Ce mouvement exclut toute élection d’un successeur à Abdelaziz Bouteflika, poussé à la démission en avril sous la pression conjuguée de la rue et de l’armée, sans un départ préalable du "système" au pouvoir depuis deux décennies.
Si en début d’après-midi — quand commencent habituellement des manifestations– les rues de la capitale algérienne étaient quasiment vides, elles se sont remplies au fur et à mesure, et des milliers de personnes se trouvaient dans les rues d’Alger en milieu d’après-midi.
"Le peuple veut renverser Gaïd Salah", "Mettez-nous tous en prison", "Le peuple ne s’arrêtera pas", scandaient-ils, en référence à Ahmed Gaïd Salah, chef d’état-major de l’armée et véritable homme fort du pays.
Avant le début de la manifestation, des photographes de l’AFP ont vu des membres des forces de l’ordre arrêter plusieurs manifestants à proximité de la place de la Grande Poste, point de rassemblement phare du mouvement de contestation, dans le centre-ville.
La police a multiplié ces dernières semaines les arrestations à Alger avant le début des manifestations hebdomadaires du vendredi. Trois figures de proue de la contestation ont été arrêtées récemment en l’espace d’une semaine.
La mobilisation était cependant au rendez-vous, et ce également en dépit d’un déploiement des forces de sécurité encore plus important que lors des vendredis précédents.
La police était fortement présente dans le centre de la capitale et sur les axes y menant. Elle a arrêté des véhicules dans les rues principales de la capitale menant notamment à la Grande Poste.
Un journaliste de l’AFP a vu des policiers en civil examiner les papiers d’identité de nombreux passants, et certains d’entre eux ont été interpellés puis mis dans des camions.
Circulation bloquée
À l’entrée sud-ouest de la capitale, des membres des forces de l’ordre ont stoppé des voitures venant de l’extérieur d’Alger.
Sur les médias sociaux, des militants ont fait état d’un embouteillage s’étendant sur "plusieurs kilomètres" aux entrées de la capitale.
Un hélicoptère de la police survole la capitale depuis le matin.
Faisant fi du refus du mouvement de contestation de la tenue d’une élection, le pouvoir a choisi le passage en force en annonçant dimanche une nouvelle date pour la présidentielle, fixée au 12 décembre.
La présidentielle pour élire un successeur à M. Bouteflika, initialement prévue le 4 juillet, avait dû être annulée, aucun candidat ne s’étant déclaré, face à l’ampleur de la contestation.

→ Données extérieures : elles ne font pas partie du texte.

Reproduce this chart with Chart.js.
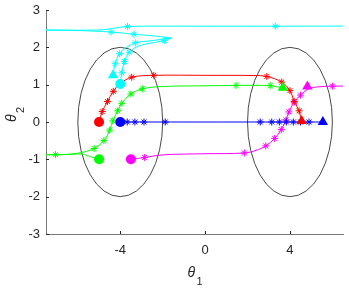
<!DOCTYPE html>
<html>
<head>
<meta charset="utf-8">
<script src="https://cdn.jsdelivr.net/npm/chart.js@4.4.1/dist/chart.umd.min.js"></script>
<style>
    html, body { margin: 0; padding: 0; background: #fff; }
</style>
</head>
<body>
<canvas id="myChart" width="349" height="290"></canvas>
<script>
// axis limits and ticks
const xLimits = [-7.5, 6.5];
const yLimits = [-3, 3];
const xTicks = [-4, 0, 4];
const yTicks = [-3, -2, -1, 0, 1, 2, 3];

// the two target regions (ellipses)
const ellipseCenters = [[-4, 0], [4, 0]];
const ellipseRadii = [2, 2];

// red agent
const redPath = [[-5, 0], [-4.85, 0.28], [-4.6, 0.55], [-4.33, 0.82], [-4.0, 1.03], [-3.46, 1.2], [-2.42, 1.25], [0, 1.25], [2.3, 1.245], [2.91, 1.22], [3.61, 1.07], [4.0, 0.84], [4.2, 0.55], [4.43, 0.3], [4.55, 0.03]];
const redStars = [[-4.85, 0.28], [-4.6, 0.55], [-4.33, 0.82], [-3.46, 1.2], [-2.42, 1.25], [2.91, 1.22], [3.61, 1.07], [4.0, 0.84], [4.2, 0.55], [4.43, 0.3]];
const redStart = [-5, 0];
const redEnd = [4.55, 0.03];

// green agent
const greenPath = [[-5, -1], [-5.4, -0.93], [-5.8, -0.86], [-6.5, -0.87], [-7.05, -0.875], [-7.9, -0.88], [-7.05, -0.875], [-6.3, -0.86], [-5.7, -0.8], [-5.23, -0.71], [-4.77, -0.5], [-4.5, -0.22], [-4.35, 0.03], [-4.12, 0.3], [-3.93, 0.5], [-3.5, 0.75], [-2.96, 0.89], [-2.0, 0.95], [0, 0.97], [1.46, 0.98], [3.07, 0.975], [3.4, 0.94], [3.66, 0.92]];
const greenStars = [[-7.05, -0.875], [-5.23, -0.71], [-4.77, -0.5], [-4.5, -0.22], [-4.35, 0.03], [-4.12, 0.3], [-3.93, 0.5], [-3.5, 0.75], [-2.96, 0.89], [1.46, 0.98], [3.07, 0.975]];
const greenStart = [-5, -1];
const greenEnd = [3.66, 0.92];

// blue agent
const bluePath = [[-4, 0], [5.55, 0]];
const blueStars = [[-3.67, 0], [-3.31, 0], [-2.88, 0], [-1.88, 0], [2.6, 0], [3.14, 0], [3.5, 0], [3.83, 0], [4.16, 0], [4.5, 0], [4.9, 0]];
const blueStart = [-4, 0];
const blueEnd = [5.55, 0];

// magenta agent
const magentaPath = [[-3.5, -1], [-2.85, -0.95], [-2.0, -0.88], [0, -0.85], [1.85, -0.83], [2.4, -0.76], [2.86, -0.64], [3.28, -0.44], [3.59, -0.2], [3.81, 0.05], [3.95, 0.27], [4.2, 0.53], [4.5, 0.72], [4.85, 0.88], [5.3, 0.94], [6.0, 0.96], [7, 0.96]];
const magentaStars = [[-2.85, -0.95], [1.85, -0.83], [2.86, -0.64], [3.28, -0.44], [3.59, -0.2], [3.81, 0.05], [3.95, 0.27], [4.2, 0.53], [4.5, 0.72], [6.0, 0.96]];
const magentaStart = [-3.5, -1];
const magentaEnd = [4.82, 0.95];

// cyan agent (several strands)
const cyanUp = [[-4, 1.02], [-3.93, 1.32], [-3.8, 1.62], [-3.58, 1.87], [-3.2, 2.02], [-2.7, 2.1], [-1.92, 2.18], [-1.58, 2.25]];
const cyanBack = [[-1.58, 2.25], [-2.5, 2.18], [-3.29, 2.12], [-3.75, 1.98], [-4.03, 1.83], [-4.24, 1.56], [-4.34, 1.25]];
const cyanMid = [[-1.58, 2.25], [-2.5, 2.31], [-3.35, 2.35], [-4.43, 2.41], [-6, 2.45], [-7.5, 2.465], [-8, 2.47]];
const cyanTop = [[-8, 2.465], [-5.0, 2.465], [-4.2, 2.52], [-3.66, 2.56], [0, 2.565], [3.31, 2.565], [7, 2.57]];
const cyanStars = [[-3.93, 1.32], [-3.8, 1.62], [-3.58, 1.87], [-1.92, 2.18], [-3.29, 2.12], [-4.03, 1.83], [-4.24, 1.56], [-3.35, 2.35], [-4.43, 2.41], [-3.66, 2.56], [3.31, 2.565]];
const cyanStart = [-4, 1.02];
const cyanEnd = [-4.34, 1.25];

const pts = (arr) => arr.map(([x, y]) => ({ x: x, y: y }));

function lineSet(path, color) {
    return { data: pts(path), showLine: true, borderColor: color, borderWidth: 1, pointRadius: 0, tension: 0.35, order: 3 };
}
function starSet(list, color) {
    return { data: pts(list), showLine: false, pointStyle: "star", pointRadius: 3.5, borderColor: color, borderWidth: 1, order: 2 };
}
function markSet(p, style, color) {
    return { data: pts([p]), showLine: false, pointStyle: style, pointRadius: style === "circle" ? 5 : 6, backgroundColor: color, borderColor: color, borderWidth: 0, order: 1 };
}

const RED = "#ff0000", GREEN = "#00ff00", BLUE = "#0000ff", CYAN = "#00ffff", MAGENTA = "#ff00ff";

const datasets = [
    lineSet(redPath, RED), starSet(redStars, RED),
    lineSet(greenPath, GREEN), starSet(greenStars, GREEN),
    lineSet(bluePath, BLUE), starSet(blueStars, BLUE),
    lineSet(magentaPath, MAGENTA), starSet(magentaStars, MAGENTA),
    lineSet(cyanUp, CYAN), lineSet(cyanBack, CYAN), lineSet(cyanMid, CYAN), lineSet(cyanTop, CYAN), starSet(cyanStars, CYAN),
    markSet(redStart, "circle", RED), markSet(redEnd, "triangle", RED),
    markSet(greenStart, "circle", GREEN), markSet(greenEnd, "triangle", GREEN),
    markSet(blueStart, "circle", BLUE), markSet(blueEnd, "triangle", BLUE),
    markSet(magentaStart, "circle", MAGENTA), markSet(magentaEnd, "triangle", MAGENTA),
    markSet(cyanStart, "circle", CYAN), markSet(cyanEnd, "triangle", CYAN),
];

const FONT = "'Liberation Sans', Arial, sans-serif";
const TEXT = "#262626";

// ellipses behind the trajectories
const ellipsePlugin = {
    id: "ellipses",
    beforeDatasetsDraw(chart) {
        const { ctx, scales: { x, y }, chartArea } = chart;
        ctx.save();
        ctx.beginPath();
        ctx.rect(chartArea.left, chartArea.top, chartArea.width, chartArea.height);
        ctx.clip();
        ctx.strokeStyle = "#333";
        ctx.lineWidth = 0.9;
        ellipseCenters.forEach(([cx, cy]) => {
            const px = x.getPixelForValue(cx);
            const py = y.getPixelForValue(cy);
            const rx = x.getPixelForValue(cx + ellipseRadii[0]) - px;
            const ry = py - y.getPixelForValue(cy + ellipseRadii[1]);
            ctx.beginPath();
            ctx.ellipse(px, py, rx, ry, 0, 0, Math.PI * 2);
            ctx.stroke();
        });
        ctx.restore();
    },
};

// inward ticks and axis titles, matlab style
const axesPlugin = {
    id: "axesDeco",
    afterDraw(chart) {
        const { ctx, scales: { x, y }, chartArea } = chart;
        ctx.save();
        ctx.strokeStyle = TEXT;
        ctx.lineWidth = 1;
        ctx.beginPath();
        xTicks.forEach((v) => {
            const px = Math.round(x.getPixelForValue(v)) + 0.5;
            ctx.moveTo(px, chartArea.bottom);
            ctx.lineTo(px, chartArea.bottom - 3);
        });
        yTicks.forEach((v) => {
            const py = Math.round(y.getPixelForValue(v)) + 0.5;
            ctx.moveTo(chartArea.left, py);
            ctx.lineTo(chartArea.left + 3, py);
        });
        ctx.stroke();

        ctx.fillStyle = TEXT;
        ctx.textBaseline = "alphabetic";
        // x title
        const cx = (chartArea.left + chartArea.right) / 2;
        ctx.font = "italic 14px " + FONT;
        ctx.textAlign = "left";
        ctx.fillText("θ", cx - 7, 276.5);
        ctx.font = "11px " + FONT;
        ctx.fillText("1", cx + 2, 285);
        // y title
        ctx.translate(0, 0);
        ctx.save();
        ctx.translate(16, 122);
        ctx.rotate(-Math.PI / 2);
        ctx.font = "italic 14px " + FONT;
        ctx.fillText("θ", 0, 0);
        ctx.font = "11px " + FONT;
        ctx.fillText("2", 9, 8);
        ctx.restore();
        ctx.restore();
    },
};

new Chart(document.getElementById("myChart"), {
    type: "scatter",
    data: { datasets: datasets },
    options: {
        responsive: false,
        animation: false,
        devicePixelRatio: 1,
        layout: { padding: { top: 10, left: 0, right: 0, bottom: 0 } },
        plugins: { legend: { display: false }, tooltip: { enabled: false } },
        scales: {
            x: {
                type: "linear",
                min: xLimits[0],
                max: xLimits[1],
                afterBuildTicks: (s) => { s.ticks = xTicks.map((v) => ({ value: v })); },
                afterFit: (s) => { s.height = 56; s.paddingLeft = 0; s.paddingRight = 0; },
                ticks: { font: { family: FONT, size: 13 }, color: TEXT, padding: 9, maxRotation: 0, autoSkip: false },
                grid: { drawOnChartArea: false, drawTicks: false },
                border: { color: "#777", width: 1 },
            },
            y: {
                type: "linear",
                min: yLimits[0],
                max: yLimits[1],
                afterBuildTicks: (s) => { s.ticks = yTicks.map((v) => ({ value: v })); },
                afterFit: (s) => { s.width = 46; s.paddingTop = 0; s.paddingBottom = 0; },
                ticks: { font: { family: FONT, size: 13 }, color: TEXT, padding: 6, autoSkip: false },
                grid: { drawOnChartArea: false, drawTicks: false },
                border: { color: "#777", width: 1 },
            },
        },
    },
    plugins: [ellipsePlugin, axesPlugin],
});
</script>
</body>
</html>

"Il n’y a pas lieu, pour quiconque, de chercher des faux prétextes pour remettre en cause l’intégrité du processus électoral ou l’entraver", a lancé mercredi lors d’un discours M. Gaïd Salah.
A cette occasion, il a indiqué que l’armée empêcherait désormais les manifestants des autres régions de se joindre aux cortèges à Alger.
Il a motivé cette décision par l’existence de "certaines parties (…) aux intentions malveillantes" qui drainent "chaque semaine des citoyens (…) vers la capitale afin d’amplifier les flux humains dans les places publiques, avec des slogans tendancieux qui n’ont rien d’innocent".
"Leur véritable objectif est d’induire l’opinion publique en erreur (…) pour s’autoproclamer fallacieusement comme les porte-voix du peuple", a-t-il tonné.
Cette mesure a été dénoncée comme "illégale" par Me Saïd Salhi, vice-président de la Ligue algérienne de défense des droits de l’Homme (LADDH).
Selon lui, il n’existe "aucune réglementation en ce sens, bien au contraire: la Constitution garantit aux Algériens l’égalité citoyenne et la liberté de circulation".